Identifier Normalization
Healthcare datasets reference drugs using multiple identifier systems. TwinFyRx maintains crosswalk layers that resolve these identifiers into the RxNorm concept hierarchy.
| Source Identifier | Resolves To |
|---|---|
| NDC | drug_id |
| HCPCS | drug_id |
| Ingredient text | ingredient_rxcui |
| Free-text drug name | drug_id / clinical_drug_form_rxcui / ingredient_rxcui |
These mappings allow datasets originating from different domains to converge on a consistent concept model.
NDC
TwinFyRx maintains normalized representations of NDC identifiers including:
- NDC11 (11-digit)
- NDC9 (9-digit)
- Labeler code
NDC identifiers are associated with clinical drug concepts where appropriate, allowing package-level data to be aggregated at the clinical drug level.
HCPCS
Medical-benefit drugs frequently appear in datasets as HCPCS codes. These codes represent drug products that correspond to clinical drug concepts.
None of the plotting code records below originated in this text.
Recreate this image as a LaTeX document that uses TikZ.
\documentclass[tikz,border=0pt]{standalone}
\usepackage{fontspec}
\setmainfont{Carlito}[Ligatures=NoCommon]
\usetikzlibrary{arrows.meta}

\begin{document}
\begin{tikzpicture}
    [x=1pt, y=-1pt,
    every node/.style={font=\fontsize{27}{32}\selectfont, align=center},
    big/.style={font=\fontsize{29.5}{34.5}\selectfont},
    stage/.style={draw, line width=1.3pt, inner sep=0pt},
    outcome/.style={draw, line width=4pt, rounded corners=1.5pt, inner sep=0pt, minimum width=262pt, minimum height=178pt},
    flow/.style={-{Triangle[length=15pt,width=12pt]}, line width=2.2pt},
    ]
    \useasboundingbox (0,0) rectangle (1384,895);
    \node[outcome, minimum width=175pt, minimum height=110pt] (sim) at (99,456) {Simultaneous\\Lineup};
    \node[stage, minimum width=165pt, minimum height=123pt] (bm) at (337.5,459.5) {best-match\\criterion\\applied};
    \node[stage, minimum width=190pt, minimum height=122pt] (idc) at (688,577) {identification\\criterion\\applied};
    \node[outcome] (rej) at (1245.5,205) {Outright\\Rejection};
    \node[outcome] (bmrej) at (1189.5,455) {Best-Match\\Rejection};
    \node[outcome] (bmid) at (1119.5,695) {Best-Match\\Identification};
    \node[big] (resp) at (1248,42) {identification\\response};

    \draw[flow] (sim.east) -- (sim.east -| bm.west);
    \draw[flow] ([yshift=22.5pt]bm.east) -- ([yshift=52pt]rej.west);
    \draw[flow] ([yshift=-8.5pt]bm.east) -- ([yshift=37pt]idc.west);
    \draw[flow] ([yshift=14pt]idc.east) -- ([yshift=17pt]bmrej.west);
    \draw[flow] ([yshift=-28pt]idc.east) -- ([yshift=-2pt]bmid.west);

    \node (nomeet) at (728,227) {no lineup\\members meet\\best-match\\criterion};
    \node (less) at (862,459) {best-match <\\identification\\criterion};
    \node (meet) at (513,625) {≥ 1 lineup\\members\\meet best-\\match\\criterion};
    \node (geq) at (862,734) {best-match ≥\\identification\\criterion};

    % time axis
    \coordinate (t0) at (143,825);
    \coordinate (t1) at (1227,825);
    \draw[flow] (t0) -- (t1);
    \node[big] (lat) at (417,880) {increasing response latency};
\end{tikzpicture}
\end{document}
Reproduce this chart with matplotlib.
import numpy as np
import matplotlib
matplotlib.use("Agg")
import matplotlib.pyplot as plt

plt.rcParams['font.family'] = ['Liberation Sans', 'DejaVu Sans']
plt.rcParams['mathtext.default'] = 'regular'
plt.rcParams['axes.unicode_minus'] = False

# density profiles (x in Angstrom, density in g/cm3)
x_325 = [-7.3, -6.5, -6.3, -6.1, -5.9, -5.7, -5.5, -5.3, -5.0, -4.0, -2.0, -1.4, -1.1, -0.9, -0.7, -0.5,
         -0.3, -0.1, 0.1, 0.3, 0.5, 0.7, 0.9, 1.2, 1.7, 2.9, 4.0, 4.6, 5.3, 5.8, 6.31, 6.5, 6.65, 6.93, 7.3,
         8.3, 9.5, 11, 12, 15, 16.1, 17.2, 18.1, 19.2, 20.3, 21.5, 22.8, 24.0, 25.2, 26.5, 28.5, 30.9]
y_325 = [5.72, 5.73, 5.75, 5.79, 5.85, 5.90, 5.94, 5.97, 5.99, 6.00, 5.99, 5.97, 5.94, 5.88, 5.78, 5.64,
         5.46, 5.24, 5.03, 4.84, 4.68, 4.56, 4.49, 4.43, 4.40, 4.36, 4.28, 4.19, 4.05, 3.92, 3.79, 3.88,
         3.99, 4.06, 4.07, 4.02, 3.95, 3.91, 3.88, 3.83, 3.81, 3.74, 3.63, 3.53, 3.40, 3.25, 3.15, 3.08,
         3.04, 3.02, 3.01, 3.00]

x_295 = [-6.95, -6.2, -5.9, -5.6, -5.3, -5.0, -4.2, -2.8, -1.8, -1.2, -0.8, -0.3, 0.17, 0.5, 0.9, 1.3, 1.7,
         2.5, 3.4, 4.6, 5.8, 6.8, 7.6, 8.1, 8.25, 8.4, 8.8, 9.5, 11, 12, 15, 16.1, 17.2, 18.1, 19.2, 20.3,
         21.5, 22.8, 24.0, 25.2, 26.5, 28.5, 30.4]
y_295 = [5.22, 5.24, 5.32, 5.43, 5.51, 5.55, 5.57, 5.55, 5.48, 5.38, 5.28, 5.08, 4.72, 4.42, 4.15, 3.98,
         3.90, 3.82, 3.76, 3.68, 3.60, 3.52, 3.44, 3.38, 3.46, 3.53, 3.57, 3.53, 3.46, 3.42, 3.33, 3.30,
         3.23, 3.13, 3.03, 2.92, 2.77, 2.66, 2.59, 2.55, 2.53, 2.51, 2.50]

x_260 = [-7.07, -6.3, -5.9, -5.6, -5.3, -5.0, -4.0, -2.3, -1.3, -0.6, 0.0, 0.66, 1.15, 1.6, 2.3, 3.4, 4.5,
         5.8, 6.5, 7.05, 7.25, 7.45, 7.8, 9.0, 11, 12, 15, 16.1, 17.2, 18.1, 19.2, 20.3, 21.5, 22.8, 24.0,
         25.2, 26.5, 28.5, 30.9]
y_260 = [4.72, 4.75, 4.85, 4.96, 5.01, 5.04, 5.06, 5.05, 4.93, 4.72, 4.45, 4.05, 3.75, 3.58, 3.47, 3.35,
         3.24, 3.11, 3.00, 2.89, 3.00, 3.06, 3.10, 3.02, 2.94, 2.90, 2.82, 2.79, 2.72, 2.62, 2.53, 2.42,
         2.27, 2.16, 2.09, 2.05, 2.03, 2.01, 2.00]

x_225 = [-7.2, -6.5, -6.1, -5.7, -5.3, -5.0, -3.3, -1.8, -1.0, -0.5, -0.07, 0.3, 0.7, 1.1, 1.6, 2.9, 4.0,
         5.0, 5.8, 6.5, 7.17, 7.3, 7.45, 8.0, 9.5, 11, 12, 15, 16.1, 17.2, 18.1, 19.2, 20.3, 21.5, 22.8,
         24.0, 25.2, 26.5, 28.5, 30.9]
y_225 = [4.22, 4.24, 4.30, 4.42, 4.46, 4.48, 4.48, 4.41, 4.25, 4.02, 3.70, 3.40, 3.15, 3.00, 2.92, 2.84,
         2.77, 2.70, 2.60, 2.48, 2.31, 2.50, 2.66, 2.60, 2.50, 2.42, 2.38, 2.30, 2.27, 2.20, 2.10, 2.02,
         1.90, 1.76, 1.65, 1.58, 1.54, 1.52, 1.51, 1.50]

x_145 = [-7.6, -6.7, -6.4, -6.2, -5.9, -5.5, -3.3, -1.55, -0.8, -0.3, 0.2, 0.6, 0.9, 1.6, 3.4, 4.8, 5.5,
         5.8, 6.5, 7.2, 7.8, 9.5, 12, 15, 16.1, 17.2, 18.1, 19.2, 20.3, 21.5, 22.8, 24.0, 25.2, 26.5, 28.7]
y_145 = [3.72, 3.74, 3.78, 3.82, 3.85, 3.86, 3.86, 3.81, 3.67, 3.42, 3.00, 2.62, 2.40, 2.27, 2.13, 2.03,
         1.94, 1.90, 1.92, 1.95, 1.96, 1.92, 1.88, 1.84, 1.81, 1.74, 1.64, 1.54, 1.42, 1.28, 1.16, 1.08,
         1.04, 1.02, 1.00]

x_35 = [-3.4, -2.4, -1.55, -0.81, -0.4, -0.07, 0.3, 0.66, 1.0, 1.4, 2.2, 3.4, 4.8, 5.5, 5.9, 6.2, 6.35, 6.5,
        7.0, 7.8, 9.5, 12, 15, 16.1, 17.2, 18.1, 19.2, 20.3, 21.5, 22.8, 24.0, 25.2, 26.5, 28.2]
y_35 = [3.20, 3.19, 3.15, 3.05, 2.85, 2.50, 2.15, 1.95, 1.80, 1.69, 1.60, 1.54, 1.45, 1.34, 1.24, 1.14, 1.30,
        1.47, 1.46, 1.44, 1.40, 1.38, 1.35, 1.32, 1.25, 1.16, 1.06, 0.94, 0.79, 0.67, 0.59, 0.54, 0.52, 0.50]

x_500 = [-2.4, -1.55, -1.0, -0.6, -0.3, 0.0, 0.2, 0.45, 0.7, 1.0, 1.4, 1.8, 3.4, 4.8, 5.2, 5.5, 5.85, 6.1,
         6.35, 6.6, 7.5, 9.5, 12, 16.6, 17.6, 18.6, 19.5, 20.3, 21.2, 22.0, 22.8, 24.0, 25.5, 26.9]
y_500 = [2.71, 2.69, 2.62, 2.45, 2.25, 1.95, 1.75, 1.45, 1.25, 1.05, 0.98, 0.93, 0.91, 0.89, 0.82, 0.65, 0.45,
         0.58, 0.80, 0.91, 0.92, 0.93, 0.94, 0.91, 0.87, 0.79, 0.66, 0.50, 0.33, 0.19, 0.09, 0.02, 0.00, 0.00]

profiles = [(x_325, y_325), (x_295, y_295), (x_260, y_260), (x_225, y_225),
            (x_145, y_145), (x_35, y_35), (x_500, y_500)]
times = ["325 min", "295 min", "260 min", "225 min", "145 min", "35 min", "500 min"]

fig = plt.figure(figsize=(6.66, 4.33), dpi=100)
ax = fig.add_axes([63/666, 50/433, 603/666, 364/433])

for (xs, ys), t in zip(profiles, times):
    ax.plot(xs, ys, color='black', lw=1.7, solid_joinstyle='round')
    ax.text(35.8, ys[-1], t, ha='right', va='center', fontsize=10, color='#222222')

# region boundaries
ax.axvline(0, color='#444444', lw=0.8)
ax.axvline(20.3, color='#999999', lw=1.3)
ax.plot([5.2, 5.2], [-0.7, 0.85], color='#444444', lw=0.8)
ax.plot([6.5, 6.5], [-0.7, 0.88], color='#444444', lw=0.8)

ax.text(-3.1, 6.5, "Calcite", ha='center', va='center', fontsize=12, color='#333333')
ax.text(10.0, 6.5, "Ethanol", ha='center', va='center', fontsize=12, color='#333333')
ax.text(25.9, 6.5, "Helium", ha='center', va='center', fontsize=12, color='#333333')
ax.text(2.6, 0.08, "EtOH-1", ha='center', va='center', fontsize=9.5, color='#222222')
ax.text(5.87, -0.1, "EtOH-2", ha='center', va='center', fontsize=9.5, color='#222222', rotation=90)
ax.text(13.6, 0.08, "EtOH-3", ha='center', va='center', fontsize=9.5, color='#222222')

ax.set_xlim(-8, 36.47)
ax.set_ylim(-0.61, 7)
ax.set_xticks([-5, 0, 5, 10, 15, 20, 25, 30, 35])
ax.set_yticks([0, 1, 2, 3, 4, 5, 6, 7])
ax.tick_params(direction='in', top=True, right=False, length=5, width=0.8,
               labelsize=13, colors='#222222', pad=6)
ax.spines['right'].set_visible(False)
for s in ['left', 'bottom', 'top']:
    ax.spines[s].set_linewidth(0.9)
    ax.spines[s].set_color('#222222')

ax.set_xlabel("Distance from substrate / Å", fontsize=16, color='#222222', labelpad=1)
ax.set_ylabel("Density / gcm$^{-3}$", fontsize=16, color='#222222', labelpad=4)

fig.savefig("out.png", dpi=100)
Normalization leverages the CMS HCPCS-to-NDC reference mappings before resolving to clinical drug concepts. This intermediate step improves mapping precision when package-level identifiers are available.
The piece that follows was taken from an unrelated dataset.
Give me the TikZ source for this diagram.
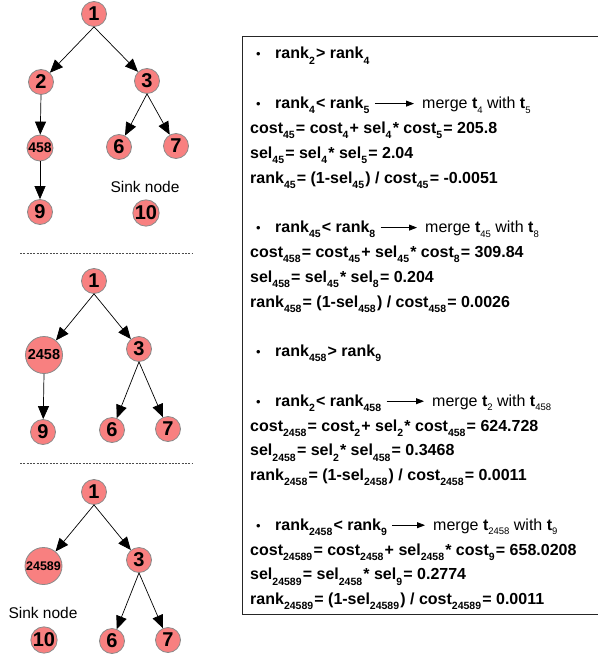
\documentclass[tikz,border=0pt]{standalone}
\usepackage{fontspec}
\setmainfont{Liberation Sans}
\usetikzlibrary{arrows.meta}
\definecolor{nodefill}{HTML}{F88080}
\definecolor{nodeline}{HTML}{8A8A8A}
\newcommand{\sbx}[1]{\raisebox{-5.2pt}{\fontsize{10.5}{10.5}\selectfont #1}\kern1.2pt}
\newcommand{\sbm}[1]{\raisebox{-4.5pt}{\fontsize{9.5}{9.5}\selectfont #1}}
\tikzset{
  tn/.style={circle, fill=nodefill, draw=nodeline, line width=0.8pt, minimum size=25pt, inner sep=0pt, font=\fontsize{20}{20}\selectfont\bfseries},
  tns/.style={tn, minimum size=26pt, font=\fontsize{14}{14}\selectfont\bfseries},
  tnb/.style={tn, minimum size=37pt, font=\fontsize{14.5}{14.5}\selectfont\bfseries},
  tnc/.style={tn, minimum size=37pt, font=\fontsize{12.5}{12.5}\selectfont\bfseries},
  edge/.style={-{Triangle[length=13pt,width=11pt]}, line width=0.7pt},
  sink/.style={font=\fontsize{15.5}{15.5}\selectfont},
  dashline/.style={draw=black!70, line width=0.7pt, dash pattern=on 2pt off 1.3pt},
  txt/.style={anchor=base west, inner sep=0pt, font=\fontsize{16}{16}\selectfont\bfseries},
  mtxt/.style={anchor=base west, inner sep=0pt, font=\fontsize{16}{16}\selectfont},
  bul/.style={anchor=base west, inner sep=0pt, font=\fontsize{13}{13}\selectfont},
  tarr/.style={-{Triangle[length=8pt,width=6pt]}, line width=0.8pt},
}
\begin{document}
\begin{tikzpicture}[x=1pt,y=1pt]
\useasboundingbox (0,0) rectangle (597,-655);
% ---------- tree 1
\node[tn] (a1) at (94,-14) {1};
\node[tn] (a2) at (41,-82) {2};
\node[tn] (a3) at (147,-81) {3};
\node[tns] (a458) at (40,-148) {458};
\node[tn] (a6) at (119,-147) {6};
\node[tn] (a7) at (176,-146) {7};
\node[tn] (a9) at (40,-212) {9};
\node[tn] (a10) at (146,-213) {10};
\node[sink] (as) at (145,-187) {Sink node};
\draw[edge] (a1.south) -- (a2);
\draw[edge] (a1.south) -- (a3);
\draw[edge] (a2.south) -- (a458);
\draw[edge] (a3.south) -- (a6);
\draw[edge] (a3.south) -- (a7);
\draw[edge] (a458.south) -- (a9);
\coordinate (d1l) at (20,-253);
\coordinate (d1r) at (192,-253);
\draw[dashline] (d1l) -- (d1r);
% ---------- tree 2
\node[tn] (b1) at (94,-281) {1};
\node[tnb] (b2) at (44,-355) {2458};
\node[tn] (b3) at (139,-349) {3};
\node[tn] (b9) at (43,-432) {9};
\node[tn] (b6) at (112,-430) {6};
\node[tn] (b7) at (168,-429) {7};
\draw[edge] (b1.south) -- (b2);
\draw[edge] (b1.south) -- (b3);
\draw[edge] (b2.south) -- (b9);
\draw[edge] (b3.south) -- (b6);
\draw[edge] (b3.south) -- (b7);
\coordinate (d2l) at (20,-463);
\coordinate (d2r) at (192,-463);
\draw[dashline] (d2l) -- (d2r);
% ---------- tree 3
\node[tn] (c1) at (94,-492) {1};
\node[tnc] (c2) at (43.5,-566) {24589};
\node[tn] (c3) at (139,-560) {3};
\node[sink] (cs) at (43,-613) {Sink node};
\node[tn] (c10) at (44,-640) {10};
\node[tn] (c6) at (112,-641) {6};
\node[tn] (c7) at (168,-640) {7};
\draw[edge] (c1.south) -- (c2);
\draw[edge] (c1.south) -- (c3);
\draw[edge] (c3.south) -- (c6);
\draw[edge] (c3.south) -- (c7);
% ---------- box
\draw[line width=0.9pt, draw=black!85] (242.5,-36.7) rectangle (640,-614);
% line 0
\node[bul] (p0) at (256,-59) {\textbullet};
\node[txt] (t0) at (275,-59) {rank\sbx{2}> rank\sbx{4}};
% block 2
\node[bul] (p2) at (256,-108.6) {\textbullet};
\node[txt] (t2) at (275,-108.6) {rank\sbx{4}< rank\sbx{5}};
\node[mtxt] (m2) at (422,-108.6) {merge \textbf{t}\sbm{4} with \textbf{t}\sbm{5}};
\draw[tarr] ([shift={(4pt,5pt)}]t2.base east) -- ([shift={(-8pt,5pt)}]m2.base west);
\node[txt] (t3) at (250,-133.4) {cost\sbx{45}= cost\sbx{4}+ sel\sbx{4}* cost\sbx{5}= 205.8};
\node[txt] (t4) at (250,-158.2) {sel\sbx{45}= sel\sbx{4}* sel\sbx{5}= 2.04};
\node[txt] (t5) at (250,-183) {rank\sbx{45}= (1-sel\sbx{45}) / cost\sbx{45}= -0.0051};
% block 3
\node[bul] (p7) at (256,-232.6) {\textbullet};
\node[txt] (t7) at (275,-232.6) {rank\sbx{45}< rank\sbx{8}};
\node[mtxt] (m7) at (425,-232.6) {merge \textbf{t}\sbm{45} with \textbf{t}\sbm{8}};
\draw[tarr] ([shift={(4pt,5pt)}]t7.base east) -- ([shift={(-8pt,5pt)}]m7.base west);
\node[txt] (t8) at (250,-257.4) {cost\sbx{458}= cost\sbx{45}+ sel\sbx{45}* cost\sbx{8}= 309.84};
\node[txt] (t9) at (250,-282.2) {sel\sbx{458}= sel\sbx{45}* sel\sbx{8}= 0.204};
\node[txt] (t10) at (250,-307) {rank\sbx{458}= (1-sel\sbx{458}) / cost\sbx{458}= 0.0026};
% block 4
\node[bul] (p12) at (256,-356.6) {\textbullet};
\node[txt] (t12) at (275,-356.6) {rank\sbx{458}> rank\sbx{9}};
% block 5
\node[bul] (p14) at (256,-406.2) {\textbullet};
\node[txt] (t14) at (275,-406.2) {rank\sbx{2}< rank\sbx{458}};
\node[mtxt] (m14) at (432,-406.2) {merge \textbf{t}\sbm{2} with \textbf{t}\sbm{458}};
\draw[tarr] ([shift={(4pt,5pt)}]t14.base east) -- ([shift={(-8pt,5pt)}]m14.base west);
\node[txt] (t15) at (250,-431) {cost\sbx{2458}= cost\sbx{2}+ sel\sbx{2}* cost\sbx{458}= 624.728};
\node[txt] (t16) at (250,-455.8) {sel\sbx{2458}= sel\sbx{2}* sel\sbx{458}= 0.3468};
\node[txt] (t17) at (250,-480.6) {rank\sbx{2458}= (1-sel\sbx{2458}) / cost\sbx{2458}= 0.0011};
% block 6
\node[bul] (p19) at (256,-530.2) {\textbullet};
\node[txt] (t19) at (275,-530.2) {rank\sbx{2458}< rank\sbx{9}};
\node[mtxt] (m19) at (433,-530.2) {merge \textbf{t}\sbm{2458} with \textbf{t}\sbm{9}};
\draw[tarr] ([shift={(4pt,5pt)}]t19.base east) -- ([shift={(-8pt,5pt)}]m19.base west);
\node[txt] (t20) at (250,-555) {cost\sbx{24589}= cost\sbx{2458}+ sel\sbx{2458}* cost\sbx{9}= 658.0208};
\node[txt] (t21) at (250,-579.8) {sel\sbx{24589}= sel\sbx{2458}* sel\sbx{9}= 0.2774};
\node[txt] (t22) at (250,-604.6) {rank\sbx{24589}= (1-sel\sbx{24589}) / cost\sbx{24589}= 0.0011};
\end{tikzpicture}
\end{document}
Therapeutic Classification
TwinFyRx maintains mappings between ingredient concepts and therapeutic classification systems such as ATC. This allows therapeutic grouping without duplicating classifications across multiple strength variants of the same medication.
Textual Drug References
Some datasets contain drug references only as free text. TwinFyRx resolves these references using a layered normalization process that combines deterministic parsing, curated synonym mappings, and reconciliation against the RxNorm concept hierarchy.
Depending on the available information, normalization may resolve to:
drug_idClinical drug concept (full specificity)clinical_drug_form_rxcuiDrug form (strength-agnostic)ingredient_rxcuiIngredient only
Model Philosophy
RxNorm first
RxNorm provides the canonical drug ontology. TwinFyRx builds on top of it rather than redefining drug concepts.
Concept-appropriate enrichment
Attributes are attached at the appropriate layer of the hierarchy (ingredient, drug form, or clinical drug) depending on the scope of the attribute.
Identifier normalization
Drug identifiers from heterogeneous datasets are resolved into the RxNorm concept hierarchy wherever possible.
Stable atomic units
Clinical drug concepts serve as the primary atomic unit for analytics while allowing aggregation at higher levels of the hierarchy.
TwinFyRx focuses on maintaining a consistent drug concept model across heterogeneous healthcare datasets. By anchoring identifiers to the RxNorm hierarchy and attaching enrichment at the appropriate level of abstraction, the system provides a stable foundation for downstream analytics, pricing intelligence, and utilization analysis.